TO DO »
Print exactly the lines running from the one that holds "What React, TypeScript" through the one that holds "const ref = useRef<HTMLDivElement>(null);", please, and leave the pictures out.

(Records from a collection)
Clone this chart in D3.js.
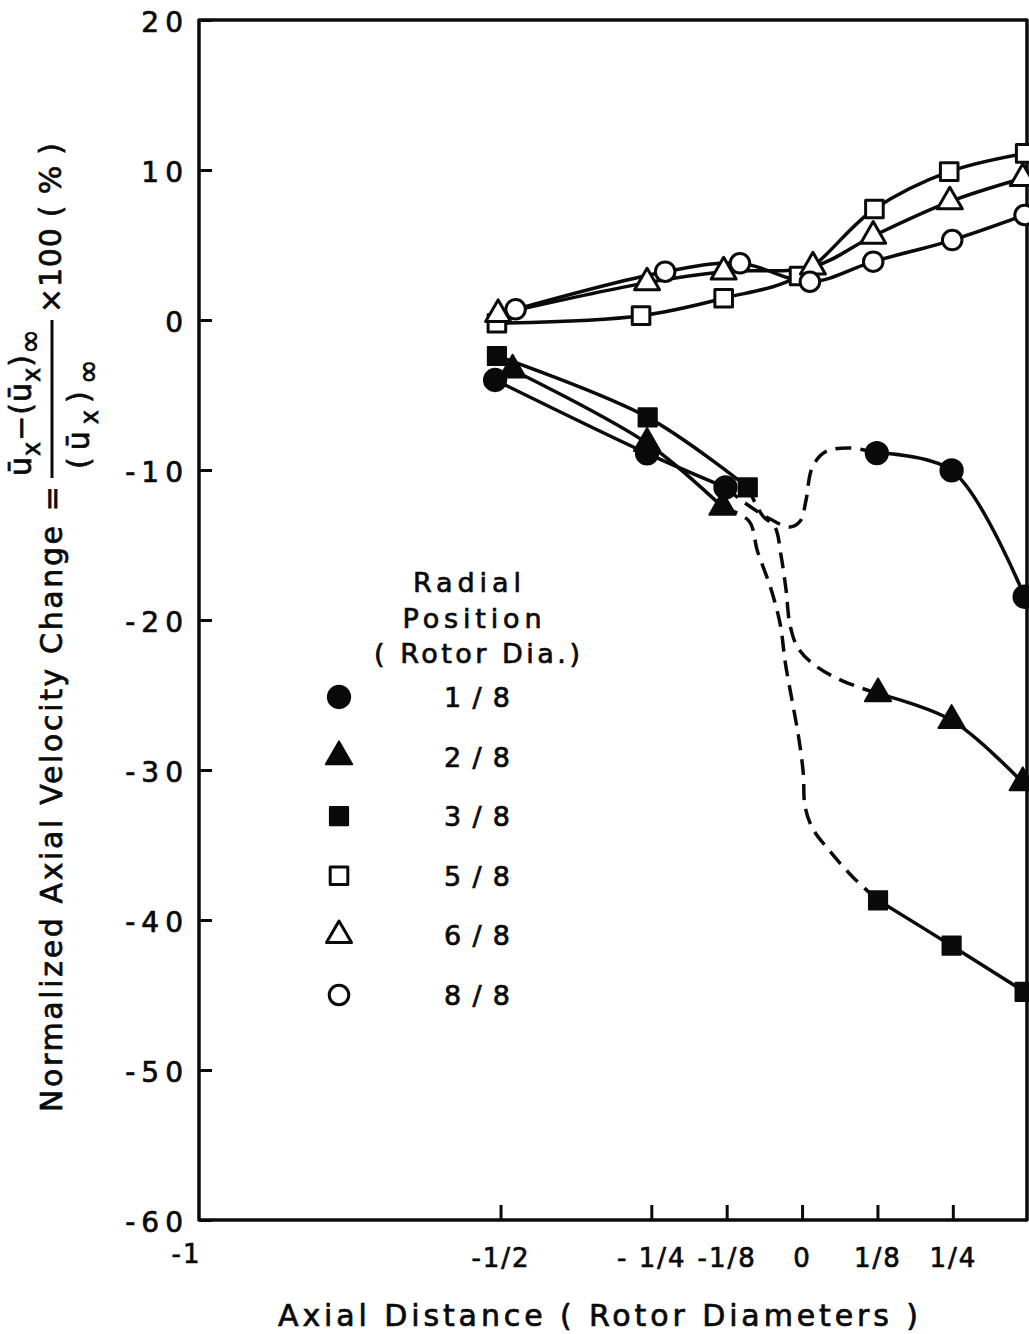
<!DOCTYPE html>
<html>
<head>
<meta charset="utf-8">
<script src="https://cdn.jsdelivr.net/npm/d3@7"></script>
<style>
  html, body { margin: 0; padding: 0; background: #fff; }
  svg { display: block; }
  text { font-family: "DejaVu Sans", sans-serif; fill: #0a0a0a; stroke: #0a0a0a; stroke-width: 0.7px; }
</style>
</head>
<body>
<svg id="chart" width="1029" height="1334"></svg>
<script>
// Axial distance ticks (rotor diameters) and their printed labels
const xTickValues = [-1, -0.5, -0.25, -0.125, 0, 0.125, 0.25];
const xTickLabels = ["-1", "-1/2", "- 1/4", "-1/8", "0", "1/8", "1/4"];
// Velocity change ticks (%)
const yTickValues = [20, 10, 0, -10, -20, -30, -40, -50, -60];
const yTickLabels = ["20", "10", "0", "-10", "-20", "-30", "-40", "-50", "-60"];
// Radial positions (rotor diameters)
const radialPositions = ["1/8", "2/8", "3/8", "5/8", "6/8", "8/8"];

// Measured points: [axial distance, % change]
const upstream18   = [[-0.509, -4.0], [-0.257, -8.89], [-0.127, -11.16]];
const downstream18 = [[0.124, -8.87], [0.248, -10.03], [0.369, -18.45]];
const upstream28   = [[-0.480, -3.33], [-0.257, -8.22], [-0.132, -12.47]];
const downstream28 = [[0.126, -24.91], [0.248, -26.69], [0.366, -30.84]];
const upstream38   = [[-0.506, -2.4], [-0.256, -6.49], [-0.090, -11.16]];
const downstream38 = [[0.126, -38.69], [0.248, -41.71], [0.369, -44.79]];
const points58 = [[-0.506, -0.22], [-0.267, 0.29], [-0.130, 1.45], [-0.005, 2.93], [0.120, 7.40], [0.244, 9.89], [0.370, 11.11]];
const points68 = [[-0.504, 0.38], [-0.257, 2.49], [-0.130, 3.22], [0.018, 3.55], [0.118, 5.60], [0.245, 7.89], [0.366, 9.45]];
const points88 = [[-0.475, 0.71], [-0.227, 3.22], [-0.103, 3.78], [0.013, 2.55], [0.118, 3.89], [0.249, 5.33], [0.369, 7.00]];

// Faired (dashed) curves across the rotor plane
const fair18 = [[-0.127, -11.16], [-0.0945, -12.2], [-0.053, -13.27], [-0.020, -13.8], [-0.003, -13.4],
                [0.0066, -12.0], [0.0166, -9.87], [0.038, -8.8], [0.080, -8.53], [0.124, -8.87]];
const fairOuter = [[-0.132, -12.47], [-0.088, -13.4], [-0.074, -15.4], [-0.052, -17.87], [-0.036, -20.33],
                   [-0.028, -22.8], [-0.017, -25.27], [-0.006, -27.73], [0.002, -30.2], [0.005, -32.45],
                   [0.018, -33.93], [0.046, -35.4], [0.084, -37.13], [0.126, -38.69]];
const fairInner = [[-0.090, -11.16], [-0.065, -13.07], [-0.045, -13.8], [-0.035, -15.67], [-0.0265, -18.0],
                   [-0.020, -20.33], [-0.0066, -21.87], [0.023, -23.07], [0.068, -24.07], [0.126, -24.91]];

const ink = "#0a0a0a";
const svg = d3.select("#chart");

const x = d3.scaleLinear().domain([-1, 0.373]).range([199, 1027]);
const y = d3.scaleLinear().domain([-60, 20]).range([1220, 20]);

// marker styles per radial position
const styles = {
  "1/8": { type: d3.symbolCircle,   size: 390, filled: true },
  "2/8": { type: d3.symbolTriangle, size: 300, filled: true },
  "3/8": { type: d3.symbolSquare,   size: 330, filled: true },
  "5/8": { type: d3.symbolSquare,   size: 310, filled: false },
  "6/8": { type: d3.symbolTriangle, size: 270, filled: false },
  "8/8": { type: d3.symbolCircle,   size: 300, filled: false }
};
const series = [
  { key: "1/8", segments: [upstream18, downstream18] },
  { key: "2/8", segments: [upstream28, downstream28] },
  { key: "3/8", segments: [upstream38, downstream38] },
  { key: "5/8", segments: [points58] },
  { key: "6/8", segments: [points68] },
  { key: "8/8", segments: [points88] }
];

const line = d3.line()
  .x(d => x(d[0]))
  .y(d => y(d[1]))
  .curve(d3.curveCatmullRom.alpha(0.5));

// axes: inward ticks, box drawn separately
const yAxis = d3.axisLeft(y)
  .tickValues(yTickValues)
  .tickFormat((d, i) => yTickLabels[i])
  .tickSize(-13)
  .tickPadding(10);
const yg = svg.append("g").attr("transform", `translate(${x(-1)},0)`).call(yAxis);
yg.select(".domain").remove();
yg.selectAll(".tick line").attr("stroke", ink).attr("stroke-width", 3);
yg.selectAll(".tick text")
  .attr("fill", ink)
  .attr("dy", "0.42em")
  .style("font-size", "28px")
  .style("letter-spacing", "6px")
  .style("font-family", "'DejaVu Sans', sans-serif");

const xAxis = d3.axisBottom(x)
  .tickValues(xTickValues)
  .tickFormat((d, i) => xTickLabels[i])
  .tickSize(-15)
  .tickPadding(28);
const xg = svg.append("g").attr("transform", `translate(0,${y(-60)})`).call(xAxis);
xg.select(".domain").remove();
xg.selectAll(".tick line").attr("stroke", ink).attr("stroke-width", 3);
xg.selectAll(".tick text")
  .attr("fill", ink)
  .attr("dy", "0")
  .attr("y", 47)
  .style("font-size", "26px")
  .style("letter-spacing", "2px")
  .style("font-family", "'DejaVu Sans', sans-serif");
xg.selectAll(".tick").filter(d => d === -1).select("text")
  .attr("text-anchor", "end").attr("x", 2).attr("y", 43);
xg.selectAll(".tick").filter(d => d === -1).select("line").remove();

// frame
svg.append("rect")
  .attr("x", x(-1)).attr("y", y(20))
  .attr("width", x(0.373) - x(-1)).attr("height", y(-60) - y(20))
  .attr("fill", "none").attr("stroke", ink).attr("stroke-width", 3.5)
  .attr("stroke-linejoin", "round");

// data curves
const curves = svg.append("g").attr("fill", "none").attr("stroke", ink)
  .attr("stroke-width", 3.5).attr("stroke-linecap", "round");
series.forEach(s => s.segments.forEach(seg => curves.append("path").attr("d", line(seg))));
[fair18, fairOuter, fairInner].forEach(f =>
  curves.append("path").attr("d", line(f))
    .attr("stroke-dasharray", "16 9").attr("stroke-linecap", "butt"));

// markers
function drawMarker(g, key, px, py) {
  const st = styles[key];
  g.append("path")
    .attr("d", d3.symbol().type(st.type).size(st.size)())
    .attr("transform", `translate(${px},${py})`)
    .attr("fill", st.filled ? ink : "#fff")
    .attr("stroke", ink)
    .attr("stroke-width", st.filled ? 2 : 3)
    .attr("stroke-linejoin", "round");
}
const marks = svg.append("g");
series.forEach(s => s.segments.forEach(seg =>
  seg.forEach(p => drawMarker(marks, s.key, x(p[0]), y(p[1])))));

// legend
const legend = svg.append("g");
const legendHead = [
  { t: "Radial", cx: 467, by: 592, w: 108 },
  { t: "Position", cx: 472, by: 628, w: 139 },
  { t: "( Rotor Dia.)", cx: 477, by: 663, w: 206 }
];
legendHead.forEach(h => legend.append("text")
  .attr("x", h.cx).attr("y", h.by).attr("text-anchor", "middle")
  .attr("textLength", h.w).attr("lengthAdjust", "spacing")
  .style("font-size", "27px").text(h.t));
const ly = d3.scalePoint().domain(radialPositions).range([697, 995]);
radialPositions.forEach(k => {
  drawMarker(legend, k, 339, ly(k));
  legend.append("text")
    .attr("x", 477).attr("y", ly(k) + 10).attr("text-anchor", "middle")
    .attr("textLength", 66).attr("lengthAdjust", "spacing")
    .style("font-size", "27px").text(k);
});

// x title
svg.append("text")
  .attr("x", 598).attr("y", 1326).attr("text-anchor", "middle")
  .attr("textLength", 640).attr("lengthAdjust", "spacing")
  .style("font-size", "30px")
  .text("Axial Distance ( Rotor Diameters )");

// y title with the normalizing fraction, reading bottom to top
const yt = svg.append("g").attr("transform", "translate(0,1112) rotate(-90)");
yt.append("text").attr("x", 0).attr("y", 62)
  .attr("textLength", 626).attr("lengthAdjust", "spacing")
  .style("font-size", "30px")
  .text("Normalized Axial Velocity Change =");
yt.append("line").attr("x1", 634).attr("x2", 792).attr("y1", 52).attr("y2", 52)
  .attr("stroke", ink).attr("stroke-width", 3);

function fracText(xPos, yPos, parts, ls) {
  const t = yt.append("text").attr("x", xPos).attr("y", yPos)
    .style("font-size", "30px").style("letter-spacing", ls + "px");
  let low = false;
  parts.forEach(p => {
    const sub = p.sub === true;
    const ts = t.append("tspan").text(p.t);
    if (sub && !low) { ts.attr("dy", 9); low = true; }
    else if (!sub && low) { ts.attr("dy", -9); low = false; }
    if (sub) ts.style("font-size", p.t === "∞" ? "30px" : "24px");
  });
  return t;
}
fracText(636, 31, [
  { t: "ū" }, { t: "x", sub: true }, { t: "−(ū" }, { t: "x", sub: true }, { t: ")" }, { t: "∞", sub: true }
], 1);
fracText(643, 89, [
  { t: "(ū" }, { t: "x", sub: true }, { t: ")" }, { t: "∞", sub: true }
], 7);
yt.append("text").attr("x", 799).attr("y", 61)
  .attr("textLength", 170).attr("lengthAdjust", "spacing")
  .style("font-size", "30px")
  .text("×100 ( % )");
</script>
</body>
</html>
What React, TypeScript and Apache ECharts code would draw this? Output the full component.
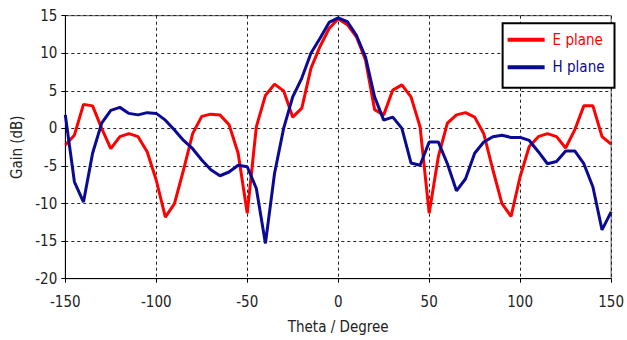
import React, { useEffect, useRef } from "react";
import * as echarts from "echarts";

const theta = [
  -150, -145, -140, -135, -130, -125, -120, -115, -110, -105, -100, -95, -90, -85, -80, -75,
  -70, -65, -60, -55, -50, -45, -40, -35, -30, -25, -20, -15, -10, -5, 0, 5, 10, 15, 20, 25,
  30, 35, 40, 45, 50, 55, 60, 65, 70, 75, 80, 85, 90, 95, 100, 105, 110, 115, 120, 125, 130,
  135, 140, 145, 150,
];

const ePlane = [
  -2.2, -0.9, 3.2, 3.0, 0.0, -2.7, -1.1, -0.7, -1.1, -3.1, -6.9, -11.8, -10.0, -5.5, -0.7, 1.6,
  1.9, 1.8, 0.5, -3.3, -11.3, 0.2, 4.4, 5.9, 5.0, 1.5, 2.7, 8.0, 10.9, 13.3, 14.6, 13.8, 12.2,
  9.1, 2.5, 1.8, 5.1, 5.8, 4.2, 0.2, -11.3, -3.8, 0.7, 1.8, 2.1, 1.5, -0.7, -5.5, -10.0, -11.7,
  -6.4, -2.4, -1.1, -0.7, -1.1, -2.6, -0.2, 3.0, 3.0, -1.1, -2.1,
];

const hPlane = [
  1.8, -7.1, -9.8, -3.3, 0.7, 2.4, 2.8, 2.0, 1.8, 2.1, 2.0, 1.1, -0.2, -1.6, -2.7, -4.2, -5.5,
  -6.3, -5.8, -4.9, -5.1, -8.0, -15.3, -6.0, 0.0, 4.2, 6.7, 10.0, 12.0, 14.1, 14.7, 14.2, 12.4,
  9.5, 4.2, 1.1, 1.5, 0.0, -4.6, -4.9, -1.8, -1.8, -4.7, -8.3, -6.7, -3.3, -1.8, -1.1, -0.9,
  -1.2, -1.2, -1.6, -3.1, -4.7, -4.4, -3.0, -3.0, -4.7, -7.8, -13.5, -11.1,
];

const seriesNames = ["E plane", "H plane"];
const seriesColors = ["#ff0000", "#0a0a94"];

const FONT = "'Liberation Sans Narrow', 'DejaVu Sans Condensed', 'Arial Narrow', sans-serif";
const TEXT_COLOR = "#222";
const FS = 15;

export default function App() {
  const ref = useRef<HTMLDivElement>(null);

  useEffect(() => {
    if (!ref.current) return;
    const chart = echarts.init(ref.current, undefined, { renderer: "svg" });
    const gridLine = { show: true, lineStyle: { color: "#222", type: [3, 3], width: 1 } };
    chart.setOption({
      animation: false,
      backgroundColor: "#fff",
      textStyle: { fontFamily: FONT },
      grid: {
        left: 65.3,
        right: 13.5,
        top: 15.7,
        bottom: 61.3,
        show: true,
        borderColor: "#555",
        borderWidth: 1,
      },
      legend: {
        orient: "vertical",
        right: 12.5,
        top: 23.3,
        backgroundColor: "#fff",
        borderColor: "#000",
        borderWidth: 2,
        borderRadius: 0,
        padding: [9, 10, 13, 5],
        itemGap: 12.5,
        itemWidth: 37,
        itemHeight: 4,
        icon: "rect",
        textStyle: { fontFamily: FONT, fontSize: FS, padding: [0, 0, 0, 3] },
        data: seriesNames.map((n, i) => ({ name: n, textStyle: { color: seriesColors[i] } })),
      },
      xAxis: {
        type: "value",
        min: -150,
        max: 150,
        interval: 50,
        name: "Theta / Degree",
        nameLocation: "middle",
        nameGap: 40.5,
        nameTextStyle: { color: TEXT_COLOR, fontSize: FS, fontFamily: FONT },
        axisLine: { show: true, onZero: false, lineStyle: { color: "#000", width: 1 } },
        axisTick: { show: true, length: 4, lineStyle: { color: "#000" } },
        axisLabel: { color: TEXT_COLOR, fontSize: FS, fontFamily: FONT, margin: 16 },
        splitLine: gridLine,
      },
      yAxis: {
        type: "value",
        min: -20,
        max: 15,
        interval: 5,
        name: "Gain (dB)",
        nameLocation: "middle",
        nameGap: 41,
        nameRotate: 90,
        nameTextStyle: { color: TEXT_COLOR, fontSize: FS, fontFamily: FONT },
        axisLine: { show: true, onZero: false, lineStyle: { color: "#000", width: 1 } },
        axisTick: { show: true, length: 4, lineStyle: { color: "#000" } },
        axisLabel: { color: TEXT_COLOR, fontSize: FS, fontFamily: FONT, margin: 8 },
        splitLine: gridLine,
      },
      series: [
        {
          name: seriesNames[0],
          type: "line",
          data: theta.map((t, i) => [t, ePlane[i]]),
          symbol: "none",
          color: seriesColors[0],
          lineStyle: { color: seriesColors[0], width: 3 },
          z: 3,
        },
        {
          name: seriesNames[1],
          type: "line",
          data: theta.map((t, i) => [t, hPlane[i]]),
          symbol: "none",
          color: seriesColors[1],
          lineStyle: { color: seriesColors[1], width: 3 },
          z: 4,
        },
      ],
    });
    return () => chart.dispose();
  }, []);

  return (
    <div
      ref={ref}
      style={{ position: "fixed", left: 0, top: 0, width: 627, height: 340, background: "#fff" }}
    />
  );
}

RESULT OF THIS TASK »
What React, TypeScript and Apache ECharts code would draw this? Output the full component.
import React, { useEffect, useRef } from "react";
import * as echarts from "echarts";

const theta = [
  -150, -145, -140, -135, -130, -125, -120, -115, -110, -105, -100, -95, -90, -85, -80, -75,
  -70, -65, -60, -55, -50, -45, -40, -35, -30, -25, -20, -15, -10, -5, 0, 5, 10, 15, 20, 25,
  30, 35, 40, 45, 50, 55, 60, 65, 70, 75, 80, 85, 90, 95, 100, 105, 110, 115, 120, 125, 130,
  135, 140, 145, 150,
];

const ePlane = [
  -2.2, -0.9, 3.2, 3.0, 0.0, -2.7, -1.1, -0.7, -1.1, -3.1, -6.9, -11.8, -10.0, -5.5, -0.7, 1.6,
  1.9, 1.8, 0.5, -3.3, -11.3, 0.2, 4.4, 5.9, 5.0, 1.5, 2.7, 8.0, 10.9, 13.3, 14.6, 13.8, 12.2,
  9.1, 2.5, 1.8, 5.1, 5.8, 4.2, 0.2, -11.3, -3.8, 0.7, 1.8, 2.1, 1.5, -0.7, -5.5, -10.0, -11.7,
  -6.4, -2.4, -1.1, -0.7, -1.1, -2.6, -0.2, 3.0, 3.0, -1.1, -2.1,
];

const hPlane = [
  1.8, -7.1, -9.8, -3.3, 0.7, 2.4, 2.8, 2.0, 1.8, 2.1, 2.0, 1.1, -0.2, -1.6, -2.7, -4.2, -5.5,
  -6.3, -5.8, -4.9, -5.1, -8.0, -15.3, -6.0, 0.0, 4.2, 6.7, 10.0, 12.0, 14.1, 14.7, 14.2, 12.4,
  9.5, 4.2, 1.1, 1.5, 0.0, -4.6, -4.9, -1.8, -1.8, -4.7, -8.3, -6.7, -3.3, -1.8, -1.1, -0.9,
  -1.2, -1.2, -1.6, -3.1, -4.7, -4.4, -3.0, -3.0, -4.7, -7.8, -13.5, -11.1,
];

const seriesNames = ["E plane", "H plane"];
const seriesColors = ["#ff0000", "#0a0a94"];

const FONT = "'Liberation Sans Narrow', 'DejaVu Sans Condensed', 'Arial Narrow', sans-serif";
const TEXT_COLOR = "#222";
const FS = 15;

export default function App() {
  const ref = useRef<HTMLDivElement>(null);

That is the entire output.